では、この「カッセルのドイツ人」は一体誰だったのでしょう。これはシューマンの師匠であり義父であるフリードリッヒ・ヴィークだったという説が現在では有力です。詳しい経緯はナンシー・B・ライクの著書『クララ・シューマン』に書かれています。ショパンが書いた手紙に則して抜粋すれば、この論文はヴィークの妻の兄(義兄)エドゥアルト・フェルヒナー経由でショパンの手に渡り、ショパンの校正後『ルビューミュジカル』誌に掲載を依頼する予定でしたが、友人のヒラーがショパンの気持ちを察してそれを止めたということです。この本にはヴィークがフランクフルトから論文を送ったと書かれていますが、原田光子さんの著書『真実なる女性 クララ・シューマン』には1831年秋から翌年にかけてのクララの演奏旅行に付き添ったヴィークが途中、立ち寄ったカッセルからこの手紙を送ったことが書かれています。シューマン側の研究家からはシューマンがカッセルに居た事実などはなく、それ以外の人物の行動が時系列で挙げられているのです。

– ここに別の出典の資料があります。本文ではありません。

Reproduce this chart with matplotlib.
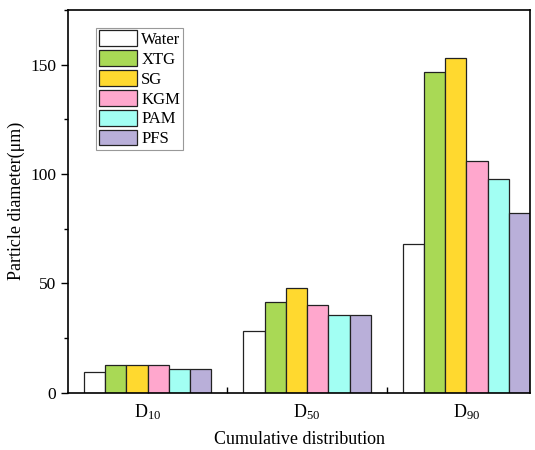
import numpy as np
import matplotlib
matplotlib.use("Agg")
import matplotlib.pyplot as plt
from matplotlib.ticker import MultipleLocator, FixedLocator

plt.rcParams['font.family'] = ['Liberation Serif', 'DejaVu Serif']
plt.rcParams['mathtext.fontset'] = 'custom'
plt.rcParams['mathtext.rm'] = 'Liberation Serif'
plt.rcParams['mathtext.it'] = 'Liberation Serif:italic'

# 粒径累计分布数据
groups = ['D$_{10}$', 'D$_{50}$', 'D$_{90}$']
samples = ['Water', 'XTG', 'SG', 'KGM', 'PAM', 'PFS']
water = [9.6, 28.4, 67.9]
xtg = [12.6, 41.5, 146.8]
sg = [12.6, 47.8, 152.9]
kgm = [12.8, 40.0, 105.9]
pam = [11.0, 35.5, 97.9]
pfs = [10.7, 35.6, 82.4]
colors = ['#FFFFFF', '#A9D955', '#FFD92F', '#FFA7CD', '#A2FFF3', '#B9AFD9']

series = [water, xtg, sg, kgm, pam, pfs]
x = np.arange(len(groups))
w = 0.8 / len(samples)

fig = plt.figure(figsize=(5.35, 4.5), dpi=100)
ax = fig.add_axes([0.127, 0.127, 0.864, 0.851])

for i, (vals, name) in enumerate(zip(series, samples)):
    ax.bar(x - 0.4 + w * (i + 0.5), vals, w, color=colors[i], edgecolor='#222222',
           linewidth=0.9, label=name, zorder=3)

ax.set_xlim(-0.5, 2.4)
ax.set_ylim(0, 175)
ax.set_xticks(x)
ax.set_xticklabels(groups, fontsize=13)
ax.xaxis.set_minor_locator(FixedLocator([0.5, 1.5]))
ax.tick_params(axis='x', which='both', direction='in', length=4, width=1, pad=7)
ax.yaxis.set_major_locator(MultipleLocator(50))
ax.yaxis.set_minor_locator(MultipleLocator(25))
ax.tick_params(axis='y', which='major', direction='out', length=5, width=1, labelsize=12.5)
ax.tick_params(axis='y', which='minor', direction='out', length=3, width=1)
for s in ax.spines.values():
    s.set_linewidth(1.2)
    s.set_zorder(4)

ax.set_xlabel('Cumulative distribution', fontsize=13, labelpad=6)
ax.set_ylabel('Particle diameter(μm)', fontsize=13, labelpad=4)

leg = ax.legend(loc='upper left', bbox_to_anchor=(0.061, 0.953), fontsize=12,
                handlelength=2.3, handleheight=1.05, handletextpad=0.25,
                labelspacing=0.15, borderpad=0.15, borderaxespad=0,
                fancybox=False, edgecolor='#999999', framealpha=1)
leg.get_frame().set_linewidth(0.8)

fig.savefig('out.png', dpi=100)
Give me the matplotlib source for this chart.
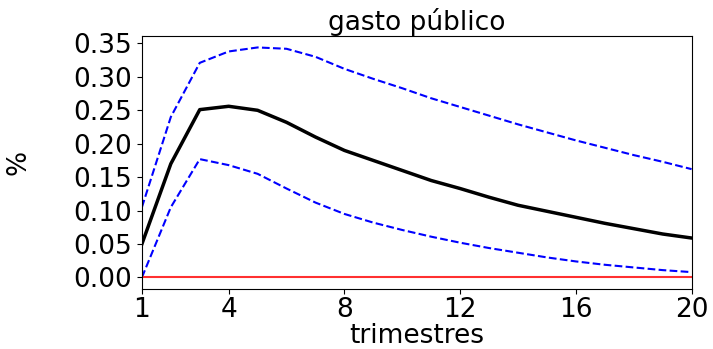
import numpy as np
import matplotlib.pyplot as plt

# trimestres 1..20
trimestres = np.arange(1, 21)

respuesta = [0.050, 0.170, 0.251, 0.256, 0.250, 0.232, 0.210, 0.190, 0.175, 0.160,
             0.145, 0.133, 0.120, 0.108, 0.099, 0.090, 0.081, 0.073, 0.065, 0.059]
banda_sup = [0.105, 0.240, 0.321, 0.338, 0.344, 0.342, 0.330, 0.312, 0.297, 0.283,
             0.268, 0.255, 0.242, 0.229, 0.217, 0.205, 0.194, 0.183, 0.173, 0.162]
banda_inf = [0.000, 0.105, 0.177, 0.168, 0.155, 0.133, 0.112, 0.095, 0.082, 0.071,
             0.061, 0.052, 0.044, 0.037, 0.030, 0.024, 0.019, 0.015, 0.011, 0.008]
cero = [0.0] * len(trimestres)

xticks = [1, 4, 8, 12, 16, 20]

fig = plt.figure(figsize=(7.13, 3.49), dpi=100)
ax = fig.add_axes([0.199, 0.172, 0.771, 0.725])

ax.plot(trimestres, respuesta, color='black', linewidth=2.5)
ax.plot(trimestres, banda_sup, color='blue', linestyle='--', linewidth=1.5)
ax.plot(trimestres, banda_inf, color='blue', linestyle='--', linewidth=1.5)
ax.plot(trimestres, cero, color='#ff3030', linewidth=1.5)

ax.set_xlim(1, 20)
ax.set_xticks(xticks)
ax.set_yticks(np.arange(0, 0.36, 0.05))
ax.yaxis.set_major_formatter(plt.FormatStrFormatter('%.2f'))
ax.tick_params(labelsize=19)
ax.tick_params(axis='x', pad=2)

ax.set_title("gasto público", fontsize=19, pad=4)
ax.set_xlabel("trimestres", fontsize=19, labelpad=0)
ax.set_ylabel("%", fontsize=19, labelpad=30)

fig.savefig("out.png", dpi=100)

いつの時代も芸術家の真の姿を求めるのに変わりはありませんが、今もなお伝記作家、研究家たちの手によって事実が曲げられ伝えられているというのは何とも皮肉な話であり残念でなりません。人の悪口を平気で言う人間も馬鹿なら、それを喜んで真似している人間も馬鹿です。これ以上、シューマンの名誉と共に、ショパンの名誉を傷つけるような真似だけはしないでほしいと願わずにはいられません。